Yeah Yeah Yeahs - Mosquito

The Yeah Yeah Yeahs have created a surprisingly average fourth album that can only leave one hoping that they haven’t burned out.

Additional Info

6.2

ALBUM: Mosquito

ARTIST: Yeah Yeah Yeahs

2013

Alternative

The anarchic, unsettling punk rockers, Yeah Yeah Yeahs, after four years, have given birth to their fourth album. From being on the rock ‘n’ roll scene since 2001 in New York, the band has created an infamous reputation for invigorating punk turmoil that has given them the heavy title of bringing life back to the fading genre of rock ‘n’ roll. Along with little bands such as The White Stripes, The Strokes, and Interpol, the Yeah Yeah Yeahs have been acclaimed to being part of what is called the “Class of 2001” where these bands graduated from small venues of the city and brought their uncontainable punk spirit to the music industries foreground. While Britney Spears and the unforgettable boy bands of the new millennium were taking their fame to a worldwide level and depleting the existence of punk and rock ‘n’ roll bands, the Yeah Yeah Yeahs, among others, were gaining popularity with the hyperbolic lead singer persona of Karen O, where outlandish outfits and embalming oneself in olive oil were attracting attention to their live act. The trio consisting of Karen O, Nick Zinner, and Brian Chase, were giving their audiences a nostalgic musical experience with symbols of smeared makeup, sweat, and smashed bear bottles. At a fast pace the band took over the radio waves with their single "Maps", and continued to grow in aesthetic and sound, here they are now with their fourth album, Mosquito, being a long-awaited release.

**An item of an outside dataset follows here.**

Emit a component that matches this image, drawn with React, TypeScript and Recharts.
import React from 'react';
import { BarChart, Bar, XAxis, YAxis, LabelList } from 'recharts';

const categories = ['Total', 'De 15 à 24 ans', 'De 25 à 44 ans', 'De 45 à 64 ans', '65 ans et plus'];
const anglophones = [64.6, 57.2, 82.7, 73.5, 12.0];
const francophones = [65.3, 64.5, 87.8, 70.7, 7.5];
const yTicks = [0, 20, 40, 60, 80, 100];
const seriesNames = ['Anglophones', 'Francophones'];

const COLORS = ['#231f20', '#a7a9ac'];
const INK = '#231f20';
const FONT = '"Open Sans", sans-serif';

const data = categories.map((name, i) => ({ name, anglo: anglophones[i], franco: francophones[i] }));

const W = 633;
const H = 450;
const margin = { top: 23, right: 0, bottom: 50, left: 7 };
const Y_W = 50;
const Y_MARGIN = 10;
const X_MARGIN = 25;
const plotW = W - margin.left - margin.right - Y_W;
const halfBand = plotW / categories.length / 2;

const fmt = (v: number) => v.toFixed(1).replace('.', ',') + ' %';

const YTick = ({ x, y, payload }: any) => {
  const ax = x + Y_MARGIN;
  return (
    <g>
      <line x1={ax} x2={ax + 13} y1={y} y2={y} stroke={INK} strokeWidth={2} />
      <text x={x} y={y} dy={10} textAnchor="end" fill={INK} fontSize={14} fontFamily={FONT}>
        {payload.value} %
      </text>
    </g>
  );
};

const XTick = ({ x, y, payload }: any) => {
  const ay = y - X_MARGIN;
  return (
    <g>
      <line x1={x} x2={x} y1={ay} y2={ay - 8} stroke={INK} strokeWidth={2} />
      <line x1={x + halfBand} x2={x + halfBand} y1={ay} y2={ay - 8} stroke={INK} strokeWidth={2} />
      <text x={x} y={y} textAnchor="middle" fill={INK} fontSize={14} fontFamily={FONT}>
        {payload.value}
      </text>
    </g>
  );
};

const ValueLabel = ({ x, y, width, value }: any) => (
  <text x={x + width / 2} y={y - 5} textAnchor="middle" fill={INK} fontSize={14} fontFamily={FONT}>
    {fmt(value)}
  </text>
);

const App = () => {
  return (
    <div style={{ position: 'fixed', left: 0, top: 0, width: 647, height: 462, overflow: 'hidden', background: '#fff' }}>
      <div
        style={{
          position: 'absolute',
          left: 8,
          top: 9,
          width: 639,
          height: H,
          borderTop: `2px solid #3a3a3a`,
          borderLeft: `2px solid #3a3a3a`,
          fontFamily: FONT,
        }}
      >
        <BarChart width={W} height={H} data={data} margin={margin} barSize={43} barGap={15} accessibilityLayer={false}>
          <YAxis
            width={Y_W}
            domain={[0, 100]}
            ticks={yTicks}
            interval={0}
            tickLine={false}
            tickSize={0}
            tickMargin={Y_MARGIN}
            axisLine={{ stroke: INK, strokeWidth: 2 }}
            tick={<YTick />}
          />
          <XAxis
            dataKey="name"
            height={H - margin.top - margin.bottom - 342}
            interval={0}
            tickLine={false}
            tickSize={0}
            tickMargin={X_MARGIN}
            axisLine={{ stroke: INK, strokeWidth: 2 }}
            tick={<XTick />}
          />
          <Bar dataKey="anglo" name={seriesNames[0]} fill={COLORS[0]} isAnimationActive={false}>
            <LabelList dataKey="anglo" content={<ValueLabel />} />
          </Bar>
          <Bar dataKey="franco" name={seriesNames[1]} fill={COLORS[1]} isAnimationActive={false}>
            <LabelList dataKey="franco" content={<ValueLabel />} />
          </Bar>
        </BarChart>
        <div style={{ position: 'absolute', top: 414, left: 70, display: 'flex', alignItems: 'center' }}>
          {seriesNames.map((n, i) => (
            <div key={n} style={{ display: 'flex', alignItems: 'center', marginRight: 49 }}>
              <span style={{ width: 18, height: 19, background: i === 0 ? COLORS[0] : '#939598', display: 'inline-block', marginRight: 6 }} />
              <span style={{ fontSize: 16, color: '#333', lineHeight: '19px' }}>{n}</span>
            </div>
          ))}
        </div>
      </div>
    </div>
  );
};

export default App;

The Yeah Yeah Yeahs have never been afraid or hesitant within their music on breaking the boundaries of sound whether it be flashing back to old school punk on their first album Fever to Tell or playing around with the funky genre of disco and avant pop on It’s Blitz. They always seem to have a vision or grasp on their targeted sound for their album. But the same cannot be said of Mosquito. The band wrote and recorded much of their fourth album in New Orleans, which is where one can see the theme of a soulful voodoo jazzy feel. This is especially apparent on intro track "Sacrilege" as the band experiments with a wonderfully suspenseful buildup and gospel choir at the end of the track. Other tracks such as "Slave", "Buried Alive", and "Under the Earth" contain a spooky undertone with muffled and eerie sounds along with morbid lyrics. Although the album may have an underlying theme the production and sound of Mosquito is a bit scattered. It seems forced, haphazard. The album does not have the same development as previous albums; their final destination of emotional conclusion on this album is confused.

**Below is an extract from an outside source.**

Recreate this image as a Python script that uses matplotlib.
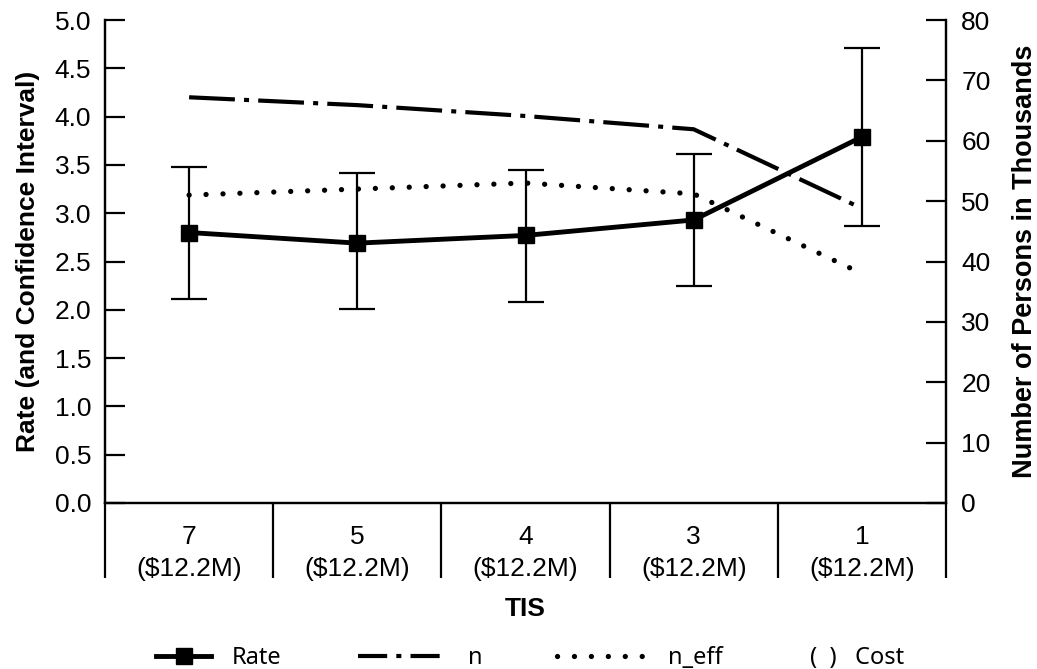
import numpy as np
import matplotlib
import matplotlib.pyplot as plt
from matplotlib.lines import Line2D
from matplotlib.ticker import FormatStrFormatter
matplotlib.use('Agg')

plt.rcParams['font.family'] = ['Liberation Sans', 'DejaVu Sans']

# ------------ Data ------------ #
tis = ['7', '5', '4', '3', '1']
cost = ['$12.2M', '$12.2M', '$12.2M', '$12.2M', '$12.2M']
rate = [2.80, 2.69, 2.77, 2.93, 3.79]
rate_lo = [2.11, 2.01, 2.08, 2.25, 2.87]
rate_hi = [3.48, 3.42, 3.45, 3.61, 4.71]
n_persons = [67.2, 65.9, 64.1, 61.9, 48.8]      # thousands
n_eff = [51.0, 52.0, 53.0, 51.2, 38.0]          # thousands

# ------------ Figure ------------ #
W, H = 1037, 669
fig = plt.figure(figsize=(W / 100, H / 100), dpi=100)
ax = fig.add_axes([105 / W, 1 - 503 / H, (946 - 105) / W, (503 - 20) / H])
ax2 = ax.twinx()
ax.set_zorder(ax2.get_zorder() + 1)
ax.patch.set_visible(False)

x = np.arange(len(tis))
rate = np.array(rate)
yerr = [rate - np.array(rate_lo), np.array(rate_hi) - rate]

dashdot = (0, (11, 2.2, 1.2, 2.2))
dotted = (0, (0.01, 3.2))

# counts on the right axis
ax2.plot(x, n_persons, color='black', lw=3.0, linestyle=dashdot)
ax2.plot(x, n_eff, color='black', lw=3.8, linestyle=dotted, dash_capstyle='round')

# rate with confidence interval on the left axis
ax.errorbar(x, rate, yerr=yerr, fmt='-s', color='black', lw=3.5, ms=12,
            elinewidth=1.6, capsize=13, capthick=1.6)

# axes styling
for a in (ax, ax2):
    a.spines['top'].set_visible(False)
    for s in a.spines.values():
        s.set_linewidth(1.6)

ax.set_xlim(-0.5, len(tis) - 0.5)
ax.set_ylim(0, 5)
ax.set_yticks(np.arange(0, 5.01, 0.5))
ax.yaxis.set_major_formatter(FormatStrFormatter('%.1f'))
ax.tick_params(axis='y', direction='in', length=14.4, width=1.6, pad=10, labelsize=19)

ax.set_xticks(x)
ax.set_xticklabels([f"{t}\n({c})" for t, c in zip(tis, cost)], linespacing=1.4)
ax.tick_params(axis='x', which='major', length=0, pad=16, labelsize=19)
ax.set_xticks(np.arange(-0.5, len(tis), 1), minor=True)
ax.tick_params(axis='x', which='minor', direction='out', length=54, width=1.6)

ax2.set_ylim(0, 80)
ax2.set_yticks(np.arange(0, 81, 10))
ax2.tick_params(axis='y', direction='in', length=14.4, width=1.6, pad=11, labelsize=19)

ax.set_ylabel('Rate (and Confidence Interval)', fontsize=19, fontweight='bold')
ax.yaxis.set_label_coords(-0.077, 0.5)
ax2.set_ylabel('Number of Persons in Thousands', fontsize=19.5, fontweight='bold')
ax2.yaxis.set_label_coords(1.078, 0.5)
ax.set_xlabel('TIS', fontsize=19, fontweight='bold')
ax.xaxis.set_label_coords(0.5, -0.195)

# ------------ Legend ------------ #
leg_prop = {'family': 'Noto Sans', 'size': 17}
leg_y = 1 - 658 / H
entries = [
    (Line2D([], [], color='black', lw=3.5, marker='s', ms=12), 'Rate', 156, 2.35, 0.85),
    (Line2D([], [], color='black', lw=3.0, linestyle=(0, (7, 2.2, 1.2, 2.2))), 'n', 358, 3.8, 0.85),
    (Line2D([], [], color='black', lw=3.8, linestyle=dotted, dash_capstyle='round'),
     'n_eff', 557, 3.85, 0.85),
    (Line2D([], [], lw=0), '(  )   Cost', 810, 0, 0),
]
for handle, label, left, hlen, hpad in entries:
    fig.legend(handles=[handle], labels=[label], loc='center left',
               bbox_to_anchor=(left / W, leg_y), frameon=False, borderpad=0,
               borderaxespad=0, handlelength=hlen, handletextpad=hpad, prop=leg_prop)

fig.savefig('out.png', dpi=100)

The album starts off confident with a triumphant introduction that fades into "Subway", which is a soothing and creepy ode to the underground rails of the city but has no transition from "Sacrilege" and just shoots the high down that was aroused by the introduction. The album continues its wonky tour of Yeah Yeah Yeahs’ creative genius with Mosquito, but besides from the catchy punk chorus the rest of the song is tedious and underdeveloped. The album just continues to fall downhill with a few tracks that keep it alive such as "Under the Earth", "Despair", and "Wedding Song". The second single off the album, "Despair', is a decent track that carries the signature subtle punk momentum that the Yeah Yeah Yeahs have executed flawlessly on tracks such as "Maps" and "Soft Shock". In order to get to this track though the album undergoes a hurricane of messy topics and inconsistent production with a track about aliens, "Area 52", and a track that is completely unnecessary with a verse from Dr. Octagon, "Buried Alive". Theoretically, yes, a verse from the surrealist rapper Kool Keith could have the potential to be awesome, but it also has the potential to crash and burn; this is exactly what happened. It just seems as though the band was unorganized on their purpose with this album.

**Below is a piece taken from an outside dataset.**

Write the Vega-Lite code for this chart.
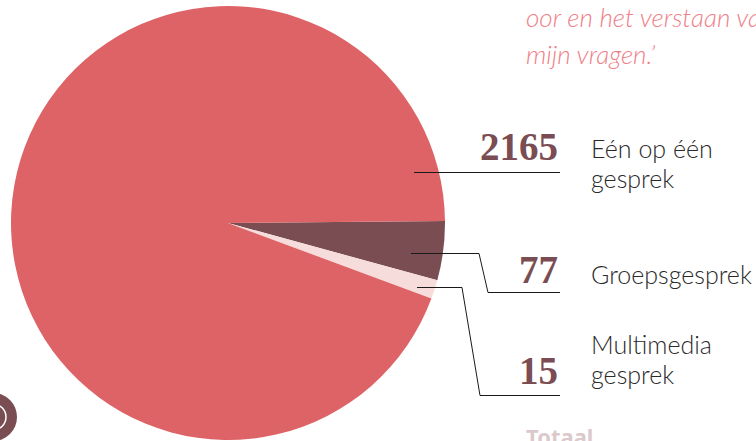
{"$schema":"https://vega.github.io/schema/vega-lite/v6.json","width":756,"height":441,"padding":0,"autosize":{"type":"none"},"background":"white","config":{"view":{"stroke":null}},
"datasets":{
"slices":[{"vorm":"Groepsgesprek","waarde":77,"boog":15.8,"volgorde":1},{"vorm":"Multimedia gesprek","waarde":15,"boog":5.1,"volgorde":2},{"vorm":"Eén op één gesprek","waarde":2165,"boog":339.1,"volgorde":3}],
"lijnen":[{"id":"a","stap":1,"px":414,"py":172.5},{"id":"a","stap":2,"px":560,"py":172.5},{"id":"b","stap":1,"px":411,"py":253.5},{"id":"b","stap":2,"px":479,"py":253.5},{"id":"b","stap":3,"px":488,"py":292.5},{"id":"b","stap":4,"px":560,"py":292.5},{"id":"c","stap":1,"px":417,"py":287.5},{"id":"c","stap":2,"px":462,"py":287.5},{"id":"c","stap":3,"px":480,"py":395.5},{"id":"c","stap":4,"px":560,"py":395.5}],
"getallen":[{"t":"2165","px":558,"py":160},{"t":"77","px":558,"py":283},{"t":"15","px":558,"py":384}],
"labels":[{"t":"Eén op één","px":591,"py":158},{"t":"gesprek","px":591,"py":188},{"t":"Groepsgesprek","px":591,"py":284},{"t":"Multimedia","px":591,"py":354},{"t":"gesprek","px":591,"py":384}],
"quote":[{"t":"oor en het verstaan van","px":526,"py":27},{"t":"mijn vragen.’","px":526,"py":64}],
"totaal":[{"t":"Totaal","px":526,"py":445}],
"badge":[{"px":-7,"py":417}]
},
"layer":[
{"data":{"name":"slices"},"mark":{"type":"arc","x":228,"y":223,"outerRadius":217},"encoding":{"theta":{"field":"boog","type":"quantitative","stack":true,"scale":{"domain":[0,360],"range":[1.562,7.845]}},"order":{"field":"volgorde","type":"ordinal"},"color":{"field":"vorm","type":"nominal","legend":null,"scale":{"domain":["Groepsgesprek","Multimedia gesprek","Eén op één gesprek"],"range":["#7a4d53","#f7dcdc","#de6367"]}}}},
{"data":{"name":"lijnen"},"mark":{"type":"line","stroke":"#1a1a1a","strokeWidth":1,"interpolate":"linear"},"encoding":{"x":{"field":"px","type":"quantitative","scale":{"domain":[0,756]},"axis":null},"y":{"field":"py","type":"quantitative","scale":{"domain":[0,441],"range":[0,441]},"axis":null},"detail":{"field":"id"},"order":{"field":"stap"}}},
{"data":{"name":"getallen"},"mark":{"type":"text","align":"right","baseline":"alphabetic","font":"Liberation Serif","fontWeight":"bold","fontSize":39,"color":"#7a4d53"},"encoding":{"x":{"field":"px","type":"quantitative","scale":{"domain":[0,756]},"axis":null},"y":{"field":"py","type":"quantitative","scale":{"domain":[0,441],"range":[0,441]},"axis":null},"text":{"field":"t"}}},
{"data":{"name":"labels"},"mark":{"type":"text","align":"left","baseline":"alphabetic","font":"Lato","fontWeight":300,"fontSize":25,"color":"#2a2a2a"},"encoding":{"x":{"field":"px","type":"quantitative","scale":{"domain":[0,756]},"axis":null},"y":{"field":"py","type":"quantitative","scale":{"domain":[0,441],"range":[0,441]},"axis":null},"text":{"field":"t"}}},
{"data":{"name":"quote"},"mark":{"type":"text","align":"left","baseline":"alphabetic","font":"Lato","fontWeight":300,"fontStyle":"italic","fontSize":26,"color":"#f08088"},"encoding":{"x":{"field":"px","type":"quantitative","scale":{"domain":[0,756]},"axis":null},"y":{"field":"py","type":"quantitative","scale":{"domain":[0,441],"range":[0,441]},"axis":null},"text":{"field":"t"}}},
{"data":{"name":"totaal"},"mark":{"type":"text","align":"left","baseline":"alphabetic","font":"Noto Sans","fontWeight":"bold","fontSize":22,"color":"#dcc9cc"},"encoding":{"x":{"field":"px","type":"quantitative","scale":{"domain":[0,756]},"axis":null},"y":{"field":"py","type":"quantitative","scale":{"domain":[0,441],"range":[0,441]},"axis":null},"text":{"field":"t"}}},
{"data":{"name":"badge"},"mark":{"type":"point","shape":"circle","filled":true,"size":2304,"color":"#7a4d53","opacity":1},"encoding":{"x":{"field":"px","type":"quantitative","scale":{"domain":[0,756]},"axis":null},"y":{"field":"py","type":"quantitative","scale":{"domain":[0,441],"range":[0,441]},"axis":null}}},
{"data":{"name":"badge"},"mark":{"type":"point","shape":"circle","filled":false,"size":676,"stroke":"white","strokeWidth":1.5,"opacity":1},"encoding":{"x":{"field":"px","type":"quantitative","scale":{"domain":[0,756]},"axis":null},"y":{"field":"py","type":"quantitative","scale":{"domain":[0,441],"range":[0,441]},"axis":null}}}
]}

What seems like an album of heavy experimentation with abnormal topics and inventive use of production with the sounds of subway tracks and a rap verse seem like a struggle to stay relevant. Most of the album seems rushed or too familiar with no inspiration or energy that the band usually does not have a problem projecting. For a band that is usually a spontaneous hot mess that works in all the right ways, that excites and inspires, the Yeah Yeah Yeahs have created a surprisingly average and disappointing fourth album that can only leave one hoping that they haven’t burned out.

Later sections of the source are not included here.